Data Lake – Why should we use one?

From the last few years, we have observed a massive growth in the data than we have ever seen. Many organizations find an opportunity from this big data and develop different strategies to monetize it. But the major challenge is “Where to store all the data?”

We have data warehouses that store the data as per the prescribed standards of the organization. That means, when the data is coming, it may be stopped, different cleaning and smoothing operations might be performed and then are stored in the data warehouse. This indeed gives the concern about what to do about the data that won’t be requiring frequently and still different resources on processing that data are utilized.

This is where the “Data Lake” can be introduced.

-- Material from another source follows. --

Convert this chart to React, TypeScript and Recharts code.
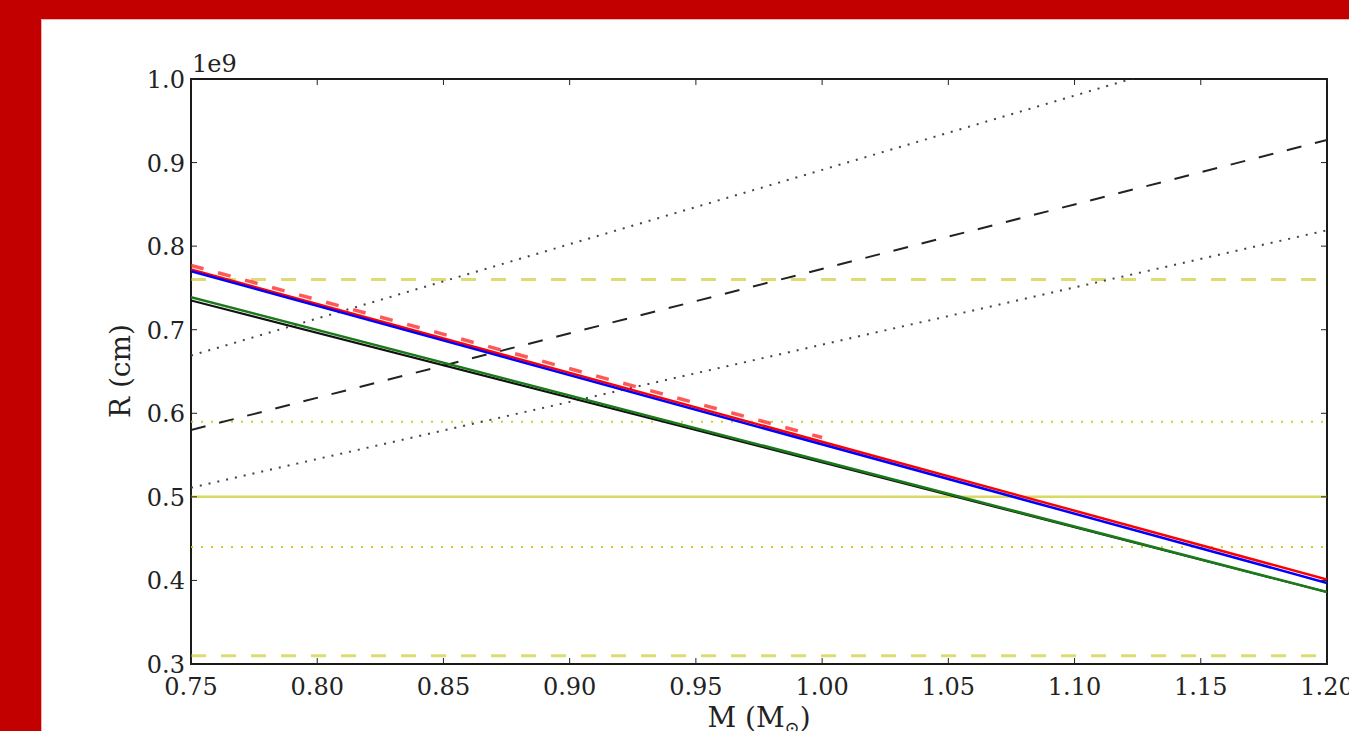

A Data Lake is a gigantic data repository where the data is stored in its indigenous form. It acts as a centralized repository where the data coming from different sources are stored in its raw form without any cleaning or transformations thereby storing the data in its true form.

So why should one opt for Data Lake?

From the past two years, it has been observed that massive amounts of data are generated and there is a need to address this massive explosion of data. Most of the times, there is a comparison between Data Warehouse and Data Lake, but Data Warehouse consists of different components and stores the data in some standards which can be prescribed in the data transformation processes. The data lake can be thought of as a system that comes before data warehousing.

The term “DataLake” was first coined by James Dixon, CTO of Pentaho in 2012 to contrast with “Data Mart” or “Data Warehouse” which is a smaller repository of refined data extracted from the raw data.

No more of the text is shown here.